Tuesday, November 22, 2005

Entry 54

Thursday, 10.6.2005 – This was a throw-away day. I was sick of the hostel and my friend was arriving the next morning. I was upgrading to a hotel. Thank the dear lord. I went to China Town and it was exactly like every other China Town in any city in the world. I am not sure what the attraction is. My lunch was marginal. I went to the markets – fresh fruits, didgeridoos, boomerangs, celebrity face drawings and awful clothes. Fell asleep watching a 3D shark movie at the Omnimax. Really enjoyed the Art Museum of New South Wales. Bought a bottle of wine and took it to an Indian joint for dinner. That was good.

The hostel was abuzz that evening. Everyone was going out. Even my nemesis, Dez. A difficult person in the worst way. I would ask him to borrow the phone book behind the front desk and he would say ‘why? What do you need it for? Who are you calling? Just tell me who you want to call and I will look it up’. It would take me five minutes of excruciating banter to get the book. He mistakenly told me that he was given a $200 bar tab at the Empire Hotel for the night. The bars in the Cross give the hostel employees big tabs to get traffic into their business. My eyes lit up. As my revenge, I decided to run that tab dry and go out in a blaze of gunfire. And that I did.

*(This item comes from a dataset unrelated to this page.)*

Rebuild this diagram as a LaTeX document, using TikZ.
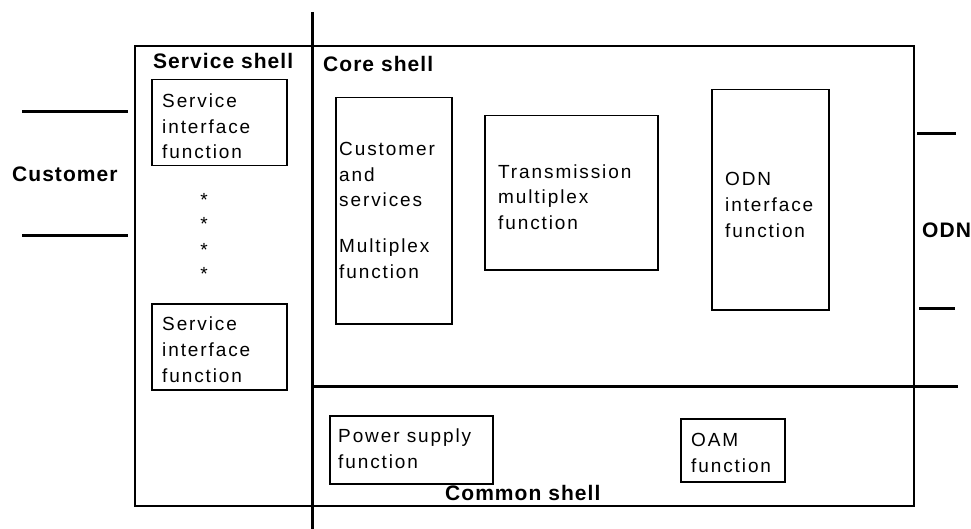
\documentclass[tikz,border=0pt]{standalone}
\usepackage{fontspec}
\setmainfont{Liberation Sans}[LetterSpace=10,BoldFeatures={LetterSpace=5}]
\begin{document}
\begin{tikzpicture}[x=1pt,y=-1pt,
  box/.style={draw,line width=1.5pt,inner sep=0pt,anchor=north west},
  txt/.style={inner sep=0pt,anchor=base west,align=left,font=\fontsize{19}{25.7}\selectfont},
  lbl/.style={inner sep=0pt,anchor=base west,font=\fontsize{21}{25}\selectfont\bfseries},
  star/.style={inner sep=0pt,anchor=base,font=\fontsize{19}{25}\selectfont},
  thin/.style={line width=1.5pt},
  thick/.style={line width=3pt}]
\useasboundingbox (0,0) rectangle (971,529);
% outer frame
\draw[thin] (135,46) rectangle (914,506);
% shell dividers
\coordinate (vtop) at (312,12);
\coordinate (vbot) at (312,529);
\coordinate (hl) at (312,386);
\coordinate (hr) at (958,386);
\draw[thick] (vtop) -- (vbot);
\draw[thick] (hl) -- (hr);
% customer lines
\coordinate (c1a) at (22,112); \coordinate (c1b) at (128,112);
\coordinate (c2a) at (22,236); \coordinate (c2b) at (128,236);
\draw[thick] (c1a) -- (c1b);
\draw[thick] (c2a) -- (c2b);
% ODN lines
\coordinate (o1a) at (917,134); \coordinate (o1b) at (956,134);
\coordinate (o2a) at (919,308); \coordinate (o2b) at (955,308);
\draw[thick] (o1a) -- (o1b);
\draw[thick] (o2a) -- (o2b);
% labels
\node[lbl] (customer) at (12,182) {Customer};
\node[lbl] (odn) at (922,237) {ODN};
\node[lbl] (svcshell) at (153,69) {Service shell};
\node[lbl] (coreshell) at (323,72) {Core shell};
\node[lbl] (commonshell) at (445,500) {Common shell};
% boxes
\node[box,minimum width=135pt,minimum height=86pt] (sif1) at (151,79) {};
\node[box,minimum width=135pt,minimum height=86pt] (sif2) at (151,303) {};
\node[box,minimum width=116pt,minimum height=226pt] (cms) at (335,97) {};
\node[box,minimum width=173pt,minimum height=154pt] (tmf) at (484,115) {};
\node[box,minimum width=117pt,minimum height=220pt] (odnif) at (711,89) {};
\node[box,minimum width=163pt,minimum height=68pt] (psf) at (329,415) {};
\node[box,minimum width=104pt,minimum height=63pt] (oam) at (680,418) {};
% box texts (anchored at the baseline of the last line)
\node[txt] (sif1t) at (162,159) {Service\\interface\\function};
\node[txt] (sif2t) at (162,382) {Service\\interface\\function};
\node[txt] (cmst1) at (339,207) {Customer\\and\\services};
\node[txt] (cmst2) at (339,278) {Multiplex\\function};
\node[txt] (tmft) at (498,229.5) {Transmission\\multiplex\\function};
\node[txt] (odnift) at (725,237) {ODN\\interface\\function};
\node[txt] (psft) at (338,468) {Power supply\\function};
\node[txt] (oamt) at (691,472) {OAM\\function};
% stars
\node[star] (s1) at (204,207) {*};
\node[star] (s2) at (204,231) {*};
\node[star] (s3) at (204,256) {*};
\node[star] (s4) at (204,280) {*};
\end{tikzpicture}
\end{document}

At the Empire, I had the bartender line up drinks (courtesy Dez, who was flopping around somewhere) and saturated the patrons within shouting distance for a wonderful 45 minutes before the $200 was kicked. I left triumphantly, head held high. The night moved from there. World Bar. Kings X Hotel. A British woman named Fiona attached herself to me. Back, going back in all directions. I never spent a dime the entire night. Drinks came from all sides. It was a Backpacker celebration. Back at the hostel, it had morphed into my freshmen dormitory. Strangers running in and out of different rooms. 2nd floor. 3rd floor. 1st floor. Choices were being made. Drunken investigations in beds while roommates pretended to be asleep.

I woke up with a start at 7am. The room was a disaster. It was time to go. I packed my bags like the cops were coming. There was a line of people right outside my room, checking in. The hostel never sleeps. I was giggling maniacally. I did one last sweep of the room and hauled out my bags, turning once to proclaim ‘so long, SUCKERS!’ to the sleeping Germans. I threw my keys at the man behind the desk and was hailing a cab before he could offer protest. You don’t check out of a hostel. You escape.